Um novo trecho de conversa atribuída ao ex-juiz e atual ministro da Justiça Sergio Moro e ao procurador Deltan Dallagnol, coordenador da Operação Lava-Jato no Ministério Público Federal (MPF) em Curitiba (PR), veio à tona neste domingo (23). A suposta troca de mensagens sugere que Dallagnol teria agido para proteger Moro e evitar que possíveis tensões entre ele e o Supremo Tribunal Federal (STF) paralisassem as investigações.

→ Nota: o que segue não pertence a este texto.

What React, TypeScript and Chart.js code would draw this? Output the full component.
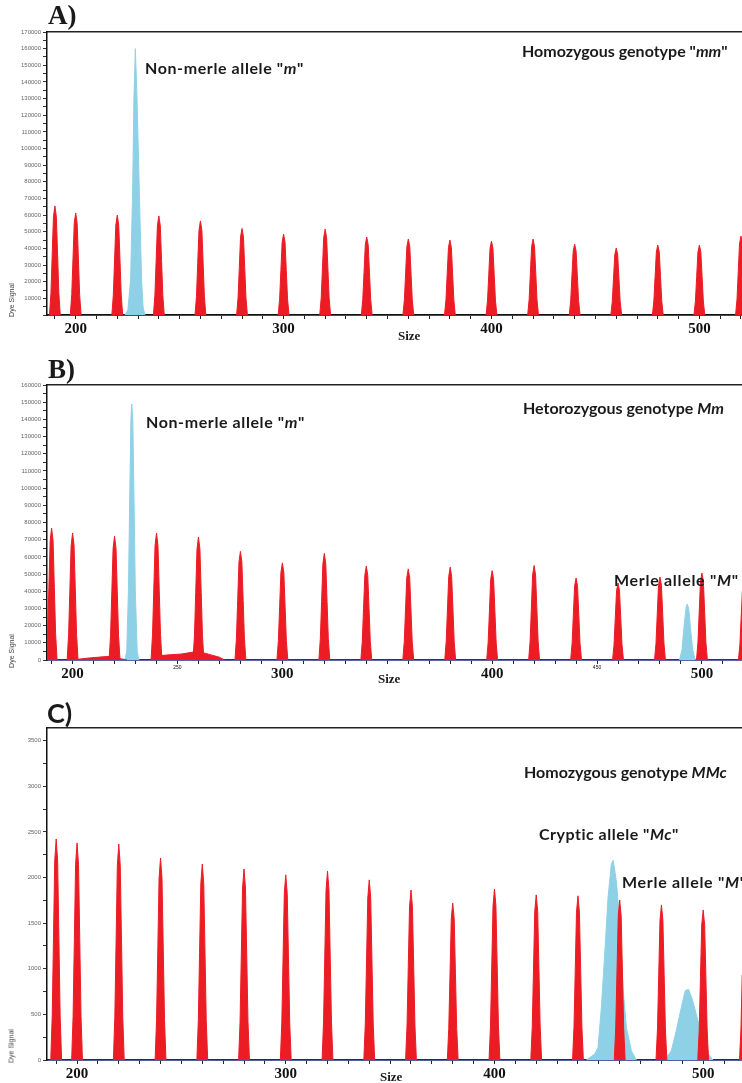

A divulgação do material foi feita pelo jornal Folha de S.Paulo, em apuração realizada em parceria com o site The Intercept Brasil. Em sua conta no Twitter, Moro minimizou a repercussão do caso e, na manhã deste domingo, repetiu o que já tinha dito em audiência no Senado: em latim, declarou que "a montanha pariu um rato".
O diálogo reproduzido pela Folha indica que Moro teria ficado contrariado após o que considerou descuido da Polícia Federal no dia 22 de março de 2016, quando anexou documentos da Odebrecht (entre eles, a lista de suspeitos de receber propina) aos autos de um processo da Lava-Jato sem preservar sigilo. Isso teria permitido a publicação na imprensa do material, expondo políticos com direito a foro especial. Esses políticos só poderiam ser investigados com autorização do STF.
Conforme a reportagem da Folha, Moro teria escrito a Dallagnol para reclamar da polícia e avisar que acabara de impor sigilo aos papéis. "Tremenda bola nas costas da PF", teria dito o então juiz. "E vai parecer afronta", referindo-se à possível reação da Corte.
Na sequência, Moro teria avisado que precisaria enviar ao Supremo pelo menos um dos inquéritos em andamento em Curitiba, envolvendo o marqueteiro petista João Santana. Dallagnol teria afirmado que contatou a Procuradoria-Geral da República e sugerido que Moro enviasse um outro inquérito, com foco na Odebrecht.
Horas depois, segundo a reportagem da Folha, o procurador teria enviado nova mensagem a Moro para discutir a situação. Dallagnol teria dito que não houve má-fé da PF. Moro teria afirmado que "continua sendo lambança" e que "não pode cometer esse tipo de erro agora". Em resposta, Dallagnol teria prometido apoio incondicional: "Saiba não só que a imensa maioria da sociedade está com Vc, mas que nós faremos tudo o que for necessário para defender Vc de injustas acusações".
A conversa atribuída aos dois continuou. Moro teria ressaltado, então, que temia pressões para que sua atuação fosse avaliada pelo Conselho Nacional de Justiça (CNJ) e que mandaria para o Supremo os três principais processos envolvendo a Odebrecht. Sobre o suposto temor, Dallagnol teria garantido que falaria com o representante do MPF no CNJ. Ele também teria sugerido que tentaria apressar uma das denúncias que a força-tarefa estava preparando. A medida permitiria que o caso fosse encaminhado ao STF já com acusados e crimes definidos na denúncia.
Em relação à atuação da PF, Dallagnol teria procurado o delegado Márcio Anselmo, que chefiava as investigações sobre a empresa, minutos depois de receber a suposta reclamação do juiz: "Moro está chateado", teria escrito o procurador, fazendo o seguinte apelo: "Por favor nos ajude a pensar o que podemos fazer em relação a isso".
No fim daquele dia, Anselmo teria dito que não via motivo para "todo esse alvoroço". Dallagnol teria retrucado, afirmando que o delegado cometera erro de avaliação: "O receio é que isso seja usado pelo STF contra a operação e contra o Moro. O momento é que ficou ruim", teria ponderado o procurador. "Vem porrada", concluiria Dallagnol.
Em 28 de março daquele ano, Moro mandou para o STF dois inquéritos e uma ação penal que estavam em andamento em Curitiba, incluindo os autos com a lista da Odebrecht, para que o ministro Teori Zavascki, então relator da Lava-Jato no STF, decidisse o que fazer com eles.
Em 22 de abril, Teori, que morreria em acidente aéreo em 2017, decidiu devolver os três processos a Curitiba, mantendo no STF somente as planilhas da Odebrecht que listavam os políticos, mantendo em sigilo.
Conforme a reportagem da Folha, Moro foi procurado para se manifestar sobre o conteúdo dos supostos diálogos. Ele voltou a criticar invasão de celulares. Já a equipe de procuradores da Lava-Jato, segundo a Folha, não se manifestou até a publicação do texto, neste domingo (23).